Grâce à la chaleur qui émane de la croûte terrestre, l’Islande a développé une agriculture sous serre à la pointe de la technologie, notamment autour de la ville de Hveragerði.

En captant la vapeur et l’eau bouillante du sous-sol pour chauffer des structures vitrées et en utilisant l’éclairage artificiel alimenté par l’hydroélectricité et la géothermie, les Islandais recréent un microclimat méditerranéen, voire tropical, à quelques degrés du cercle polaire arctique.

L’info insolite qui amuse souvent les touristes concerne la production de bananes. Oui, l’Islande possède bien des bananeraies. Bien que l’histoire selon laquelle l’Islande serait le « premier producteur de bananes d’Europe » soit un mythe (l’Espagne avec les Canaries ou la France avec les Antilles détiennent ce titre), le fait qu’il y ait une production de bananes islandaises est véridique.

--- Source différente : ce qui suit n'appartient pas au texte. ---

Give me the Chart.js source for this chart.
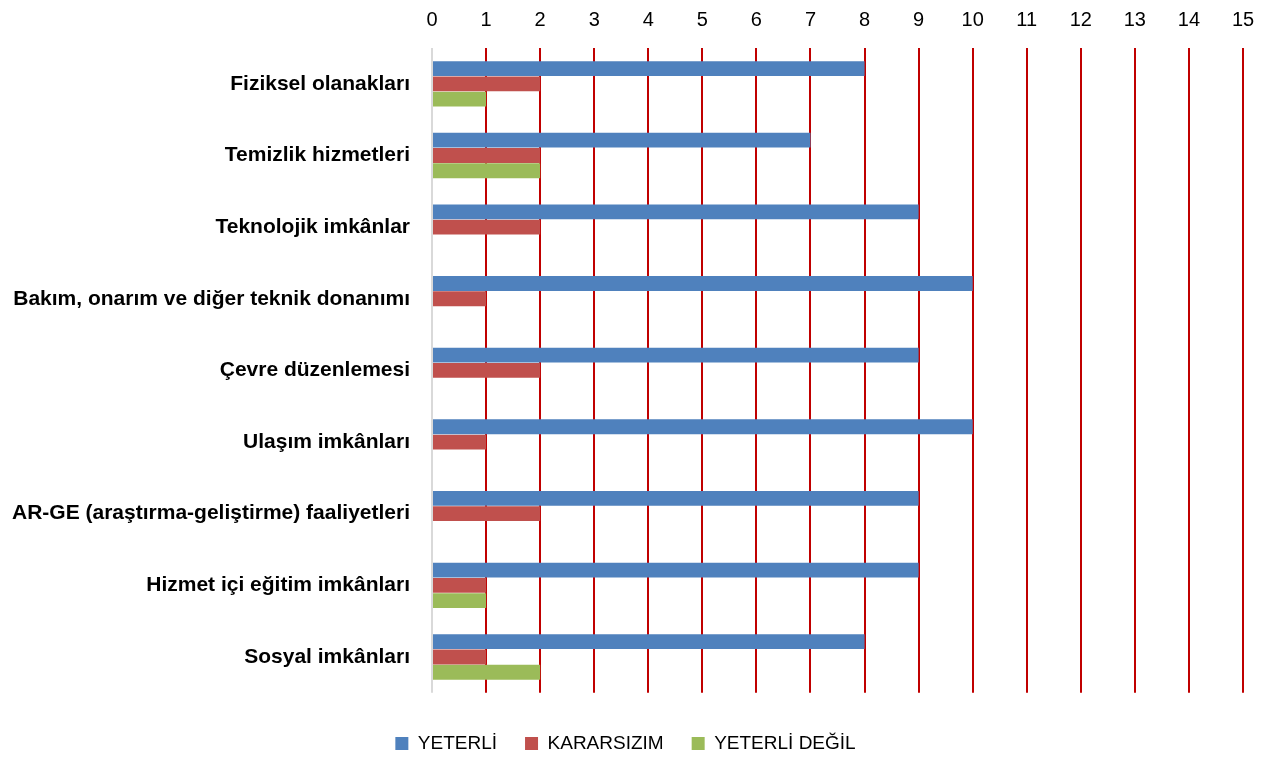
<!DOCTYPE html>
<html>
<head>
<meta charset="utf-8">
<script src="https://cdn.jsdelivr.net/npm/chart.js@4/dist/chart.umd.min.js"></script>
<style>
  body { margin: 0; background: #fff; }
  #wrap { width: 1273px; height: 761px; }
</style>
</head>
<body>
<div id="wrap"><canvas id="bars"></canvas></div>
<script>
var categories = [
    'Fiziksel olanakları',
    'Temizlik hizmetleri',
    'Teknolojik imkânlar',
    'Bakım, onarım ve diğer teknik donanımı',
    'Çevre düzenlemesi',
    'Ulaşım imkânları',
    'AR-GE (araştırma-geliştirme) faaliyetleri',
    'Hizmet içi eğitim imkânları',
    'Sosyal imkânları'
];
var yeterli = [8, 7, 9, 10, 9, 10, 9, 9, 8];
var kararsizim = [2, 2, 2, 1, 2, 1, 2, 1, 1];
var yeterliDegil = [1, 2, 0, 0, 0, 0, 0, 1, 2];
var xMin = 0, xMax = 15, xStep = 1;

var ctx = document.getElementById('bars').getContext('2d');
var chart = new Chart(ctx, {
    type: 'bar',
    data: {
        labels: categories,
        datasets: [{
            label: 'YETERLİ',
            backgroundColor: '#4f81bd',
            borderWidth: 0,
            data: yeterli
        }, {
            label: 'KARARSIZIM',
            backgroundColor: '#c0504d',
            borderWidth: 0,
            data: kararsizim
        }, {
            label: 'YETERLİ DEĞİL',
            backgroundColor: '#9bbb59',
            borderWidth: 0,
            data: yeterliDegil
        }]
    },
    options: {
        indexAxis: 'y',
        responsive: true,
        maintainAspectRatio: false,
        animation: false,
        datasets: {
            bar: { categoryPercentage: 0.64, barPercentage: 0.97 }
        },
        layout: { padding: { left: 8, right: 30, top: -8, bottom: -2 } },
        scales: {
            x: {
                position: 'top',
                min: xMin,
                max: xMax,
                ticks: {
                    stepSize: xStep,
                    padding: 16,
                    color: '#000',
                    font: { family: 'Liberation Sans', size: 20 }
                },
                grid: {
                    drawTicks: false,
                    lineWidth: 2,
                    color: function(c) { return c.index === 0 ? '#d9d9d9' : '#c00000'; }
                },
                border: { display: false }
            },
            y: {
                afterFit: function(scale) { scale.width = 424; },
                ticks: {
                    padding: 14,
                    color: '#000',
                    font: { family: 'Liberation Sans', size: 21, weight: 'bold' }
                },
                grid: { display: false },
                border: { display: false }
            }
        },
        plugins: {
            legend: {
                position: 'bottom',
                title: { display: true, text: ' ', padding: 6, font: { size: 1 } },
                labels: {
                    boxWidth: 13,
                    boxHeight: 13,
                    padding: 28,
                    color: '#000',
                    font: { family: 'Liberation Sans', size: 19 }
                }
            },
            tooltip: { enabled: false }
        }
    }
});
</script>
</body>
</html>
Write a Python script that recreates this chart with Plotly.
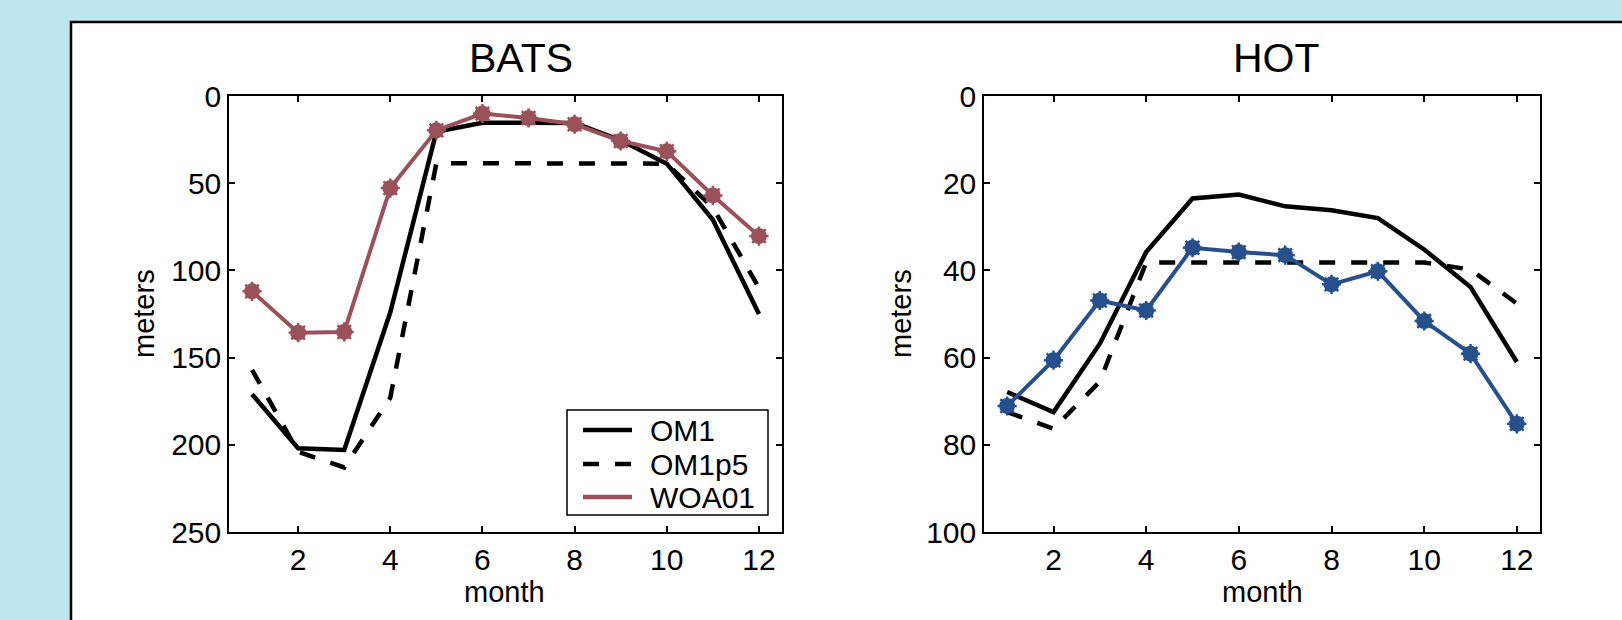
import plotly.graph_objects as go

W, H = 1622, 620

# ---------------- data ----------------
months = [1, 2, 3, 4, 5, 6, 7, 8, 9, 10, 11, 12]

bats_om1 = [171, 202, 203, 124, 20.5, 15.3, 15.3, 15.5, 25.4, 38.8, 71, 125]
bats_om1p5 = [157, 204, 213, 173, 38.5, 38.5, 38.5, 38.5, 38.5, 38.8, 64, 110]
bats_woa01 = [112, 135.7, 135.3, 52.8, 19.7, 10.1, 12.6, 16.2, 25.8, 31.7, 57, 80.3]

hot_om1 = [67.9, 72.5, 56.8, 35.8, 23.5, 22.6, 25.3, 26.2, 28.0, 35.2, 43.8, 61]
hot_om1p5 = [72.5, 76.3, 65.5, 38.2, 38.2, 38.2, 38.2, 38.2, 38.2, 38.2, 39.8, 47.6]
hot_obs = [71.1, 60.6, 46.9, 49.2, 34.8, 35.8, 36.5, 43.2, 40.2, 51.6, 59.1, 75.2]

x_ticks = [2, 4, 6, 8, 10, 12]
bats_y_ticks = [0, 50, 100, 150, 200, 250]
hot_y_ticks = [0, 20, 40, 60, 80, 100]

series_names = ["OM1", "OM1p5", "WOA01"]
titles = ["BATS", "HOT"]

# ---------------- style ----------------
FONT = "Liberation Sans, Arial, Helvetica, sans-serif"
BG = "#bee6f1"
MAROON = "#9a5159"
BLUE = "#25508c"
LW = 4.5
DASH = "16px,16px"


def px(x):
    return x / W


def py(y):
    return 1 - y / H


fig = go.Figure()


def add_panel(xa, ya, om1, om1p5, obs, obs_color):
    fig.add_trace(go.Scatter(x=months, y=om1, mode="lines", name=series_names[0],
                             line=dict(color="black", width=LW), xaxis=xa, yaxis=ya,
                             showlegend=False))
    fig.add_trace(go.Scatter(x=months, y=om1p5, mode="lines", name=series_names[1],
                             line=dict(color="black", width=LW, dash=DASH),
                             xaxis=xa, yaxis=ya, showlegend=False))
    fig.add_trace(go.Scatter(x=months, y=obs, mode="lines", name=series_names[2],
                             line=dict(color=obs_color, width=4), xaxis=xa, yaxis=ya,
                             showlegend=False))
    fig.add_trace(go.Scatter(x=months, y=obs, mode="markers", showlegend=False,
                             name=series_names[2],
                             marker=dict(symbol="circle", size=16, color=obs_color,
                                         line=dict(width=0)),
                             xaxis=xa, yaxis=ya))
    fig.add_trace(go.Scatter(x=months, y=obs, mode="markers", showlegend=False,
                             name=series_names[2],
                             marker=dict(symbol="asterisk-open", size=16, color=obs_color,
                                         line=dict(width=2.5, color=obs_color)),
                             xaxis=xa, yaxis=ya))


add_panel("x", "y", bats_om1, bats_om1p5, bats_woa01, MAROON)
add_panel("x2", "y2", hot_om1, hot_om1p5, hot_obs, BLUE)

axis_common = dict(
    showgrid=False, zeroline=False, showline=True, linecolor="black", linewidth=1.5,
    mirror="allticks", ticks="inside", ticklen=6, tickwidth=1.5, tickcolor="black",
    tickfont=dict(family=FONT, size=30, color="black"), automargin=False,
)

fig.update_layout(
    width=W, height=H,
    margin=dict(l=0, r=0, t=0, b=0),
    paper_bgcolor=BG, plot_bgcolor="rgba(0,0,0,0)",
    font=dict(family=FONT, color="black"),
    xaxis=dict(domain=[px(229), px(782)], range=[0.5, 12.5], tickvals=x_ticks,
               anchor="y", **axis_common),
    yaxis=dict(domain=[py(532), py(96)], range=[250, 0], tickvals=bats_y_ticks,
               anchor="x", **axis_common),
    xaxis2=dict(domain=[px(984), px(1540)], range=[0.5, 12.5], tickvals=x_ticks,
                anchor="y2", **axis_common),
    yaxis2=dict(domain=[py(532), py(96)], range=[100, 0], tickvals=hot_y_ticks,
                anchor="x2", **axis_common),
    showlegend=False,
)

shapes = []
# white panel with black frame
shapes.append(dict(type="rect", xref="paper", yref="paper",
                   x0=px(71), y0=-0.05, x1=1.05, y1=py(22),
                   line=dict(color="black", width=2.5), fillcolor="white", layer="below"))
# legend box (BATS panel)
shapes.append(dict(type="rect", xref="paper", yref="paper",
                   x0=px(567), y0=py(515), x1=px(768), y1=py(410),
                   line=dict(color="black", width=1.5), fillcolor="white", layer="above"))
legend_rows = [430, 464, 497]
legend_styles = [dict(color="black", width=LW), dict(color="black", width=LW, dash=DASH),
                 dict(color=MAROON, width=LW)]
for ry, st in zip(legend_rows, legend_styles):
    shapes.append(dict(type="line", xref="paper", yref="paper",
                       x0=px(583), x1=px(632), y0=py(ry), y1=py(ry), line=st, layer="above"))

ann = []
for ry, name in zip(legend_rows, series_names):
    ann.append(dict(x=px(648), y=py(ry), text=name, showarrow=False, xref="paper",
                    yref="paper", xanchor="left", yanchor="middle",
                    font=dict(family=FONT, size=30, color="black")))
for cx, t in zip([521, 1276], titles):
    ann.append(dict(x=px(cx), y=py(58), text=t, showarrow=False, xref="paper", yref="paper",
                    xanchor="center", yanchor="middle",
                    font=dict(family=FONT, size=41, color="black")))
for cx in [505, 1262]:
    ann.append(dict(x=px(cx), y=py(592), text="month", showarrow=False, xref="paper",
                    yref="paper", xanchor="center", yanchor="middle",
                    font=dict(family=FONT, size=29, color="black")))
for cx in [144, 901]:
    ann.append(dict(x=px(cx), y=py(314), text="meters", showarrow=False, xref="paper",
                    yref="paper", xanchor="center", yanchor="middle", textangle=-90,
                    font=dict(family=FONT, size=29, color="black")))
fig.update_layout(annotations=ann, shapes=shapes)

fig.write_html(
    "out.html",
    config={"displayModeBar": False},
    post_script="document.body.style.margin='0px';document.body.style.overflow='hidden';"
                "document.body.style.background='" + BG + "';",
)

Cette production reste modeste et est principalement gérée par l’Université agricole d’Islande à des fins de recherche sur la culture en environnement contrôlé, mais les fruits sont bien réels et comestibles. Au-delà de l’anecdote fruitière, c’est tout un écosystème maraîcher qui prospère : tomates, concombres, poivrons et fleurs poussent toute l’année, défiant le blizzard extérieur.

C’est la preuve éclatante que l’Islande ne subit pas seulement son volcanisme, mais qu’elle a su le dompter pour en faire une source de vie et d’abondance, transformant une terre hostile en un jardin inattendu.